The assortment itself is somewhat driven by the type of fulfillment available from each retailer, adding even more complexity.
"Depending on whether it's pickup in store, ship to home or instant consumable, they’re all different models. You can’t think of digital as one model," he said.
If only shipping is offered, average price point goes up since retailers and vendors like Hershey prefer a higher price point. But if buy-online, pickup-in-store (BOPIS) is offered, lower price points may be available.
To run it all, Hershey brought in Doug Straton as chief digital commerce officer — the author of this symbiotic strategy.
Though its still a tiny fraction of overall sales, executives are excited by the growth. Market share, said Buck on last week’s earning call, increased 1.8% online.
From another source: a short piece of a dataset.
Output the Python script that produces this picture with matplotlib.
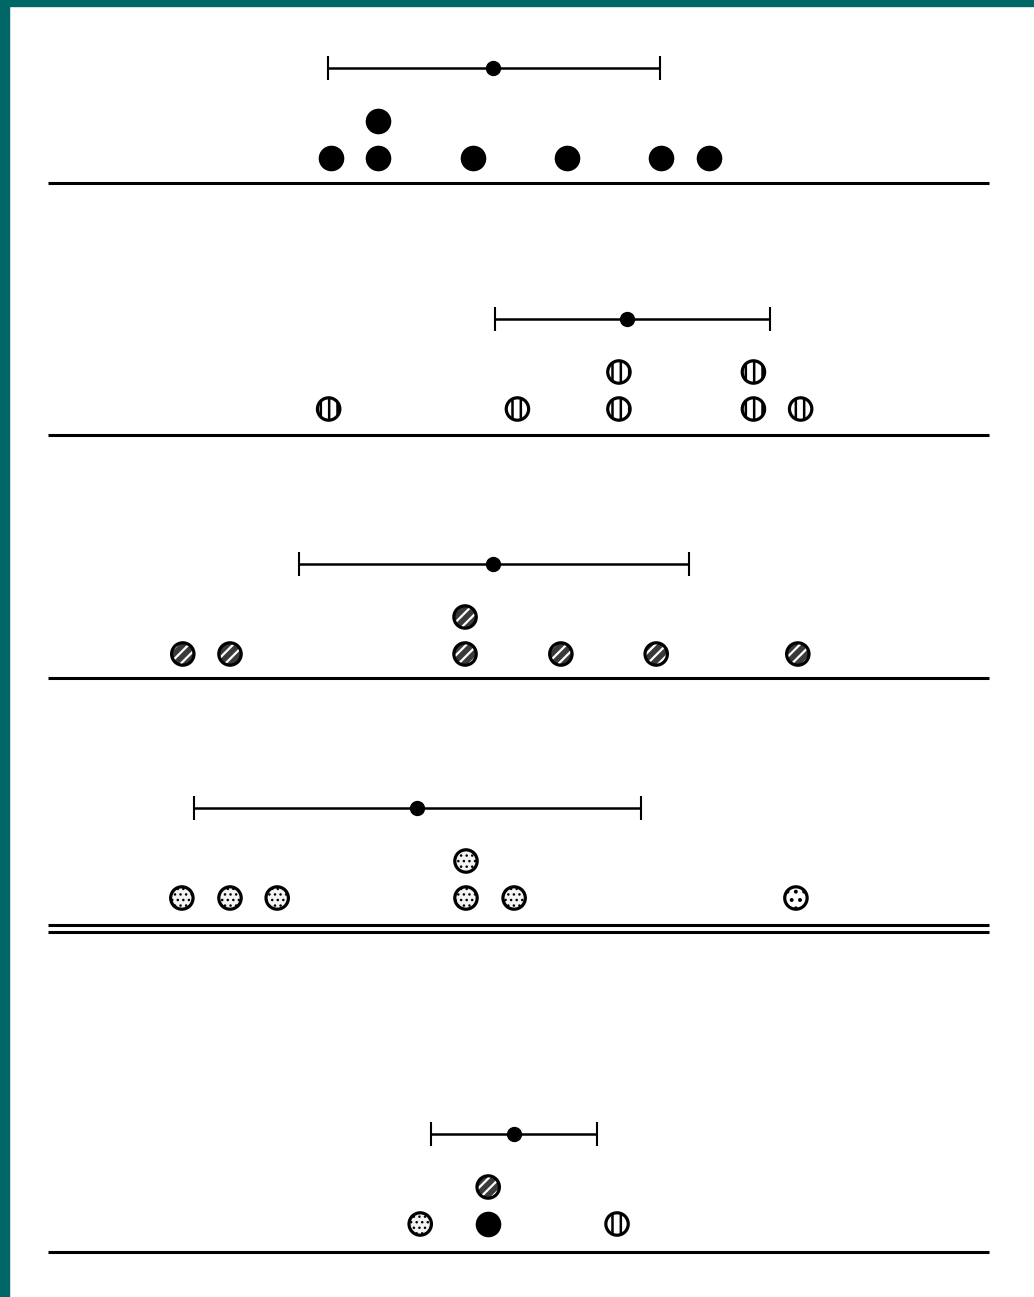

"Our initiatives are paying off in 2018. We are increasing trips online. We are trading consumers up to higher price points. And we are driving larger basket sizes, while maintaining our margin profile," said Buck last week, reporting that digital sales were up 60% for the quarter.
Learning to drop ship
But in order to keep growing e-commerce year-round, Hershey had to crack a problem that the candy industry has faced in its home state of Pennsylvania and beyond since the dawn of time: summer.
"Up until about a year ago, basically what would happen is that the summer would go dark for one portion of our portfolio," said Straton in August. "That was one of the things that was holding candy back in terms of e-commerce sales."
Offering chilled drop shipping direct to the consumer has allowed Hershey to advertise "worry-free summer shipping" and brighten up the dark spots in the calendar.
"We’re taking away a barrier and enabling year-round growth and this summer was the first time we’ve been able to do that," said Straton.
Making the numbers behind cold-shipping direct to consumer can be a challenge, but Buck insisted in August that margins for digital sales are “quite comparable” to the company's overall gross margins. "We are laser-focused on margin," she said.
The cost of growth
With more manufacturing capacity, software upgrades, substantial M&A, dedicated resources for just a few basis points of overall sales and direct-to-consumer fulfillment, it’s no wonder the Hershey company is raising prices.
It’s been widely reported that next year, the Hershey Company will increase prices on one-fifth of its products by 2.5%.
Margins have been under pressure for about a year, said Little at the August meeting, and largely from rising freight costs.
"We started to feel the impact of that about a year ago. And that has certainly continued, and I don't expect that to change going forward into next year, because the structural reasons that freight costs are higher are not going to go away, in terms of some of the cost pressures that those give us," said Little.
Whether driven by permanent "investment mode" or rising freight cost with no end in sight, a price increase is coming. As Buck and Little said, to them it will all be worthwhile if these changes lead to growth.